→ **STATED PROBLEM**
Give the data again exactly as written, skipping any pictures.

→ **MATERIAL PROVIDED**

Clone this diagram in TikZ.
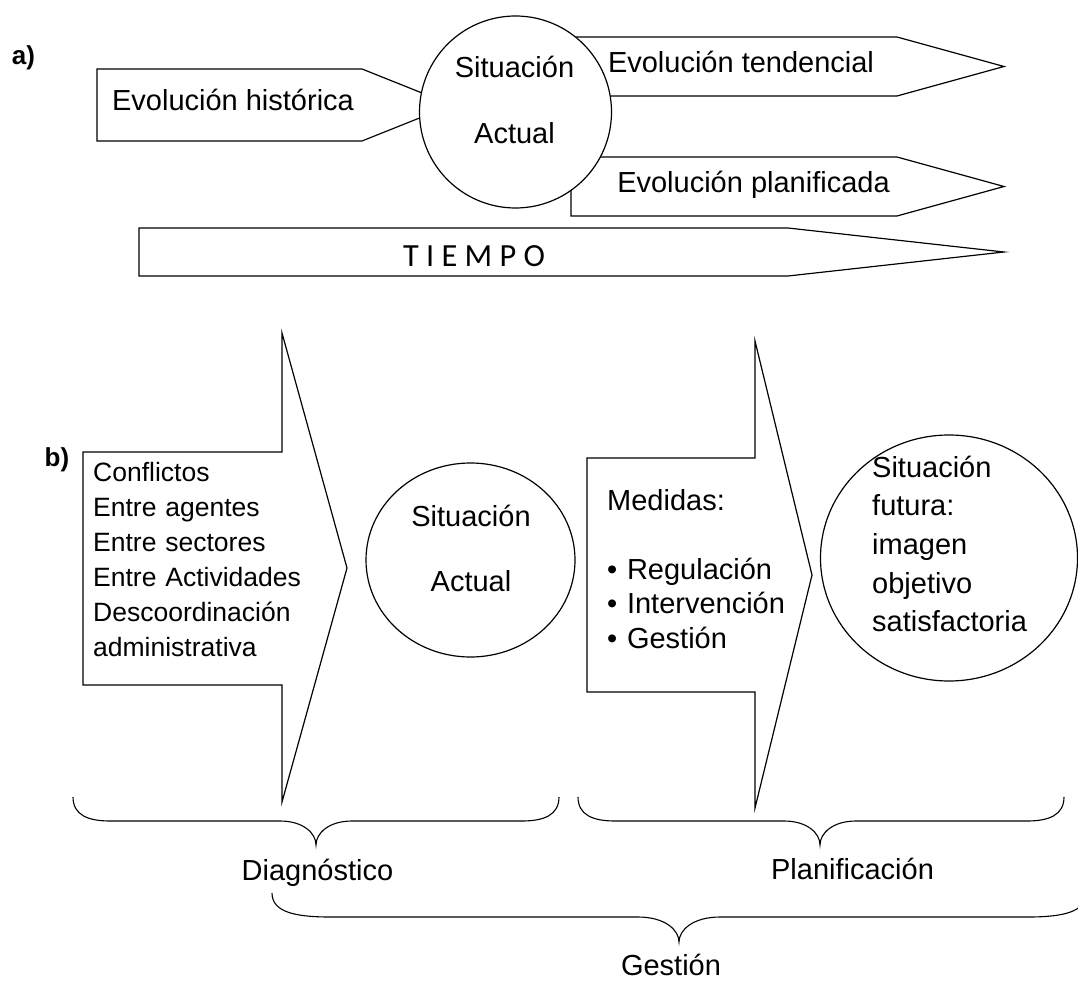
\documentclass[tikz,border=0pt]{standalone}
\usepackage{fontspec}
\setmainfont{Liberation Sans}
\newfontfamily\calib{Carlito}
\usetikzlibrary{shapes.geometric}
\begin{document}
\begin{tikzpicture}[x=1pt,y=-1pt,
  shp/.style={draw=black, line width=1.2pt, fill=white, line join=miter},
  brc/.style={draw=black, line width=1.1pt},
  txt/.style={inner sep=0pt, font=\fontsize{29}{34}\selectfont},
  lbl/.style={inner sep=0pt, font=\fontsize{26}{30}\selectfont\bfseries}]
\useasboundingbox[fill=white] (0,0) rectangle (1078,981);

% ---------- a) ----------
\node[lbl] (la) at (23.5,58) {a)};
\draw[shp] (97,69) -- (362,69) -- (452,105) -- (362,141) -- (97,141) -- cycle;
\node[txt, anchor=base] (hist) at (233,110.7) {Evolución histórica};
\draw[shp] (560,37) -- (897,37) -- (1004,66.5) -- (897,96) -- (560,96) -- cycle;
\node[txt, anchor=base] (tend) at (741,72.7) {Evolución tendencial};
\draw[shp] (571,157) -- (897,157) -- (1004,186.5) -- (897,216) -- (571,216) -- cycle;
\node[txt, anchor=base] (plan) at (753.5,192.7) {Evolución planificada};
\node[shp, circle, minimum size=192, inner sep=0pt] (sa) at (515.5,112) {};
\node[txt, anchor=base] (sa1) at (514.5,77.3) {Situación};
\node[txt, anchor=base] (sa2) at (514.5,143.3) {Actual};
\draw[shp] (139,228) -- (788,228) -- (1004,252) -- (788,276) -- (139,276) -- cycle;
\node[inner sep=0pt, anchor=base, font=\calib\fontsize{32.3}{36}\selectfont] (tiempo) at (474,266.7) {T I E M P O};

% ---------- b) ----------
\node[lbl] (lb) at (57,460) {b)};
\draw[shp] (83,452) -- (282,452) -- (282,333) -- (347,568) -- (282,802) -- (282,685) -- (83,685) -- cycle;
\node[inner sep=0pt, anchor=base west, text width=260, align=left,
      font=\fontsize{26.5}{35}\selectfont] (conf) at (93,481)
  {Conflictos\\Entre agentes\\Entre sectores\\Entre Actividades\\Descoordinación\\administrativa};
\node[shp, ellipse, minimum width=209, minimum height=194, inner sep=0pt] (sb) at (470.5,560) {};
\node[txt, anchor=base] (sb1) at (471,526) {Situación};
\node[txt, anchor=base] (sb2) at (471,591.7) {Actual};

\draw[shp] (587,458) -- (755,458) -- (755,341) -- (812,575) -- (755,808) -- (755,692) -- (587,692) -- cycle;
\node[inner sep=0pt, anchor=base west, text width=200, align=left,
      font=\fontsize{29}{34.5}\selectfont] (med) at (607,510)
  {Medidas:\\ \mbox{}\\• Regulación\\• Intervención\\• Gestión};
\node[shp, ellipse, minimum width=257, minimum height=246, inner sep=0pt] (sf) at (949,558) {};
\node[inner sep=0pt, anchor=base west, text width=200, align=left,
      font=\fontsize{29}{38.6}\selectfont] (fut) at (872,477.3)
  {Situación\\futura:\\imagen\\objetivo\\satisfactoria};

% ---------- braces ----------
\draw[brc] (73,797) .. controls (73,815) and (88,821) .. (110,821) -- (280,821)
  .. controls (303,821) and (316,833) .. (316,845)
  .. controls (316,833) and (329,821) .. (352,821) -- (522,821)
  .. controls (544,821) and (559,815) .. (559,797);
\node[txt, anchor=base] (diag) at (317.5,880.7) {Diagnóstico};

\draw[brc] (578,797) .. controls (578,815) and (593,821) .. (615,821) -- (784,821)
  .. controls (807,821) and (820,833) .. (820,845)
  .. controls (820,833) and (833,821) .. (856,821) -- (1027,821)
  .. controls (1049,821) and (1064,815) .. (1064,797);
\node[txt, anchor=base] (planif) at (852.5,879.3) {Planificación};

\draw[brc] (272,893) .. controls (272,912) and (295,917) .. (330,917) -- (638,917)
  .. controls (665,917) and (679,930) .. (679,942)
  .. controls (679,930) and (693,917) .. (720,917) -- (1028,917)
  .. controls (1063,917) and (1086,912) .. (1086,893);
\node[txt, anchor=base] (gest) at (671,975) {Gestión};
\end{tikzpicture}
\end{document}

→ **COMPLETED TASK**
Clone this diagram in TikZ.
\documentclass[tikz,border=0pt]{standalone}
\usepackage{fontspec}
\setmainfont{Liberation Sans}
\newfontfamily\calib{Carlito}
\usetikzlibrary{shapes.geometric}
\begin{document}
\begin{tikzpicture}[x=1pt,y=-1pt,
  shp/.style={draw=black, line width=1.2pt, fill=white, line join=miter},
  brc/.style={draw=black, line width=1.1pt},
  txt/.style={inner sep=0pt, font=\fontsize{29}{34}\selectfont},
  lbl/.style={inner sep=0pt, font=\fontsize{26}{30}\selectfont\bfseries}]
\useasboundingbox[fill=white] (0,0) rectangle (1078,981);

% ---------- a) ----------
\node[lbl] (la) at (23.5,58) {a)};
\draw[shp] (97,69) -- (362,69) -- (452,105) -- (362,141) -- (97,141) -- cycle;
\node[txt, anchor=base] (hist) at (233,110.7) {Evolución histórica};
\draw[shp] (560,37) -- (897,37) -- (1004,66.5) -- (897,96) -- (560,96) -- cycle;
\node[txt, anchor=base] (tend) at (741,72.7) {Evolución tendencial};
\draw[shp] (571,157) -- (897,157) -- (1004,186.5) -- (897,216) -- (571,216) -- cycle;
\node[txt, anchor=base] (plan) at (753.5,192.7) {Evolución planificada};
\node[shp, circle, minimum size=192, inner sep=0pt] (sa) at (515.5,112) {};
\node[txt, anchor=base] (sa1) at (514.5,77.3) {Situación};
\node[txt, anchor=base] (sa2) at (514.5,143.3) {Actual};
\draw[shp] (139,228) -- (788,228) -- (1004,252) -- (788,276) -- (139,276) -- cycle;
\node[inner sep=0pt, anchor=base, font=\calib\fontsize{32.3}{36}\selectfont] (tiempo) at (474,266.7) {T I E M P O};

% ---------- b) ----------
\node[lbl] (lb) at (57,460) {b)};
\draw[shp] (83,452) -- (282,452) -- (282,333) -- (347,568) -- (282,802) -- (282,685) -- (83,685) -- cycle;
\node[inner sep=0pt, anchor=base west, text width=260, align=left,
      font=\fontsize{26.5}{35}\selectfont] (conf) at (93,481)
  {Conflictos\\Entre agentes\\Entre sectores\\Entre Actividades\\Descoordinación\\administrativa};
\node[shp, ellipse, minimum width=209, minimum height=194, inner sep=0pt] (sb) at (470.5,560) {};
\node[txt, anchor=base] (sb1) at (471,526) {Situación};
\node[txt, anchor=base] (sb2) at (471,591.7) {Actual};

\draw[shp] (587,458) -- (755,458) -- (755,341) -- (812,575) -- (755,808) -- (755,692) -- (587,692) -- cycle;
\node[inner sep=0pt, anchor=base west, text width=200, align=left,
      font=\fontsize{29}{34.5}\selectfont] (med) at (607,510)
  {Medidas:\\ \mbox{}\\• Regulación\\• Intervención\\• Gestión};
\node[shp, ellipse, minimum width=257, minimum height=246, inner sep=0pt] (sf) at (949,558) {};
\node[inner sep=0pt, anchor=base west, text width=200, align=left,
      font=\fontsize{29}{38.6}\selectfont] (fut) at (872,477.3)
  {Situación\\futura:\\imagen\\objetivo\\satisfactoria};

% ---------- braces ----------
\draw[brc] (73,797) .. controls (73,815) and (88,821) .. (110,821) -- (280,821)
  .. controls (303,821) and (316,833) .. (316,845)
  .. controls (316,833) and (329,821) .. (352,821) -- (522,821)
  .. controls (544,821) and (559,815) .. (559,797);
\node[txt, anchor=base] (diag) at (317.5,880.7) {Diagnóstico};

\draw[brc] (578,797) .. controls (578,815) and (593,821) .. (615,821) -- (784,821)
  .. controls (807,821) and (820,833) .. (820,845)
  .. controls (820,833) and (833,821) .. (856,821) -- (1027,821)
  .. controls (1049,821) and (1064,815) .. (1064,797);
\node[txt, anchor=base] (planif) at (852.5,879.3) {Planificación};

\draw[brc] (272,893) .. controls (272,912) and (295,917) .. (330,917) -- (638,917)
  .. controls (665,917) and (679,930) .. (679,942)
  .. controls (679,930) and (693,917) .. (720,917) -- (1028,917)
  .. controls (1063,917) and (1086,912) .. (1086,893);
\node[txt, anchor=base] (gest) at (671,975) {Gestión};
\end{tikzpicture}
\end{document}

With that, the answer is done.